21) One reason that consumers and businesses might not act rationally is
A) it is difficult to obtain enough information about the elasticities of demand and supply.
B) they may not realize their actions are inconsistent with their goals.
C) consumer tastes change constantly.
D) they do not always value fairness when they make choices.
22) The highest-valued alternative that must be given up to engage in an activity is the definition of
A) utility.
B) implicit cost.
C) opportunity cost.
D) economic sacrifice.
23) Which of the following is a common mistake made by consumers?
A) taking into account the implicit costs of an activity
B) ignoring sunk costs
C) being overly optimistic about their future behavior
D) being overly pessimistic about their future behavior
24) Alan Krueger conducted a survey of fans at the 2001 Super Bowl who purchased tickets to the game for $325 or $400. Krueger found that (a) 94 percent of those surveyed would not have paid $3,000 for their tickets, and (b) 92 percent of those surveyed would not have sold their tickets for $3,000. These results are evidence of
A) the high value fans place on watching the Super Bowl in person, rather than on television.
B) the failure of consumers to take into account nonmonetary opportunity costs.
C) the failure of consumers to ignore sunk costs.
D) consumers being overly optimistic about their future behavior.
25) Alan Krueger conducted a survey of fans at the 2001 Super Bowl who purchased tickets to the game for $325 or $400. Krueger found that (a) 94 percent of those surveyed would not have paid $3,000 for their tickets, and (b) 92 percent of those surveyed would not have sold their tickets for $3,000. These results are an example of
A) the tendency of people to be unwilling to sell a good they already own even if they are offered a price that is greater than the price they would be willing to pay if they did not already own it.
B) the tendency for consumers to account for monetary costs but to ignore sunk costs.
C) consumers placing a high value on a product because it makes them appear to be fashionable.
D) the law of demand.
26) Alan Krueger conducted a survey of fans at the 2001 Super Bowl who purchased tickets to the game for $325 or $400. Krueger found that (a) 94 percent of those surveyed would not have paid $3,000 for their tickets, and (b) 92 percent of those surveyed would not have sold their tickets for $3,000. These results are an example of
A) rational consumer behavior.
B) the endowment effect.
C) the fallacy of composition.
D) the failure to ignore sunk costs.
27) What is the endowment effect?
A) the tendency of people to be unwilling to sell something they already own even if they are offered a price that is greater than what they would be willing to pay to buy the good if they did not already own it
B) the tendency of people to be unwilling to sell something they already own because of its sentimental value
C) the tendency of people to overstate the value of a good they already own even though similar items can be purchased at a lower price
D) the sum total of assets that a person has acquired over the years
28) Costs that have already been incurred, and which cannot be recovered, are known as
A) short-run fixed costs.
B) implicit costs.
C) unavoidable costs.
D) sunk costs.
29) A sunk cost is
A) another term that means opportunity cost.

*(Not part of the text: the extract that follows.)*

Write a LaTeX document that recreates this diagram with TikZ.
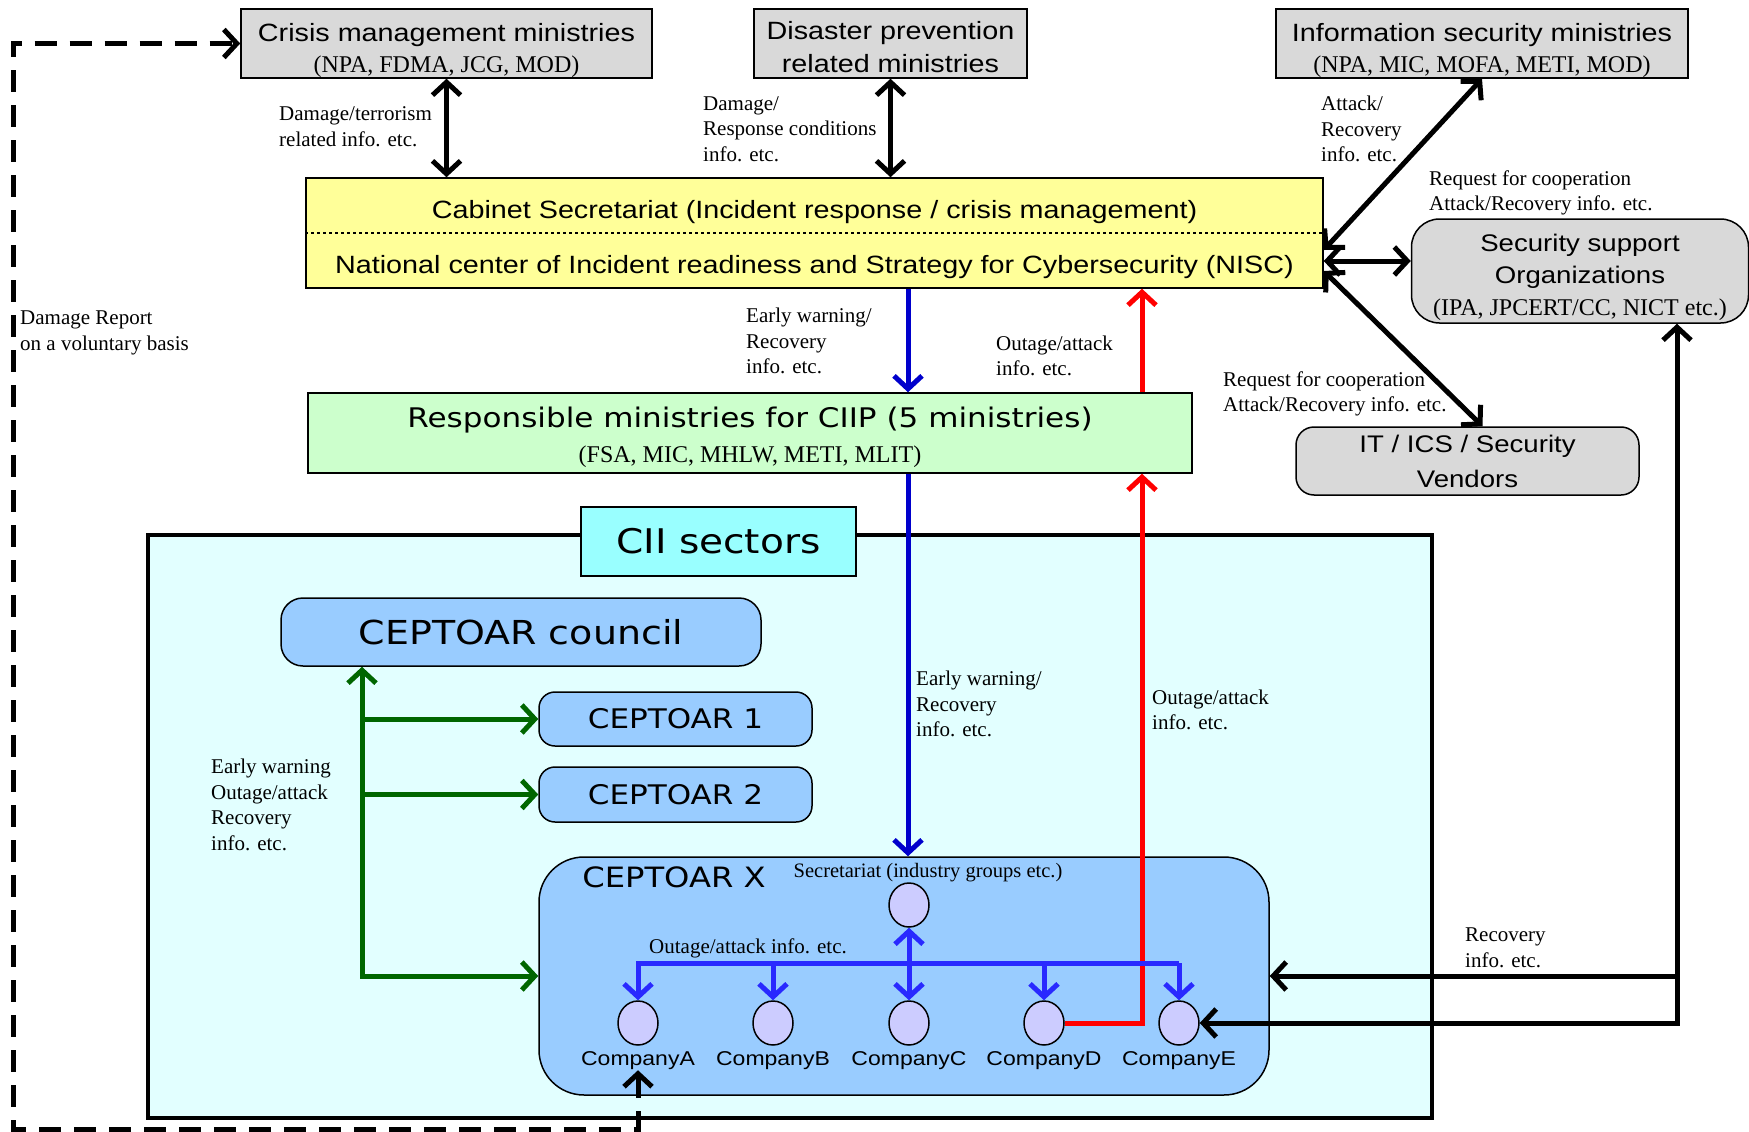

B) a term used to describe the cost of capital that the owners of a firm sink into their business.
C) the highest valued alternative that must be given up to engage in an activity.
D) a cost that has already been paid and cannot be recovered.
30) Suppose you pre-ordered a non-refundable movie ticket to X-Men: Days of Future Past. On the day of the movie you decide that you would rather not go to the movie. According to economists, what is the rational thing to do?
A) Since the cost of the movie ticket is a sunk cost, it should not influence your decision. Your decision should be based solely on whether you want to see the movie or not.
B) You should not waste resources. Since you have paid for the ticket you should watch the movie.
C) You should go to the movie to minimize your losses.
D) You should go to the movie to maximize your utility.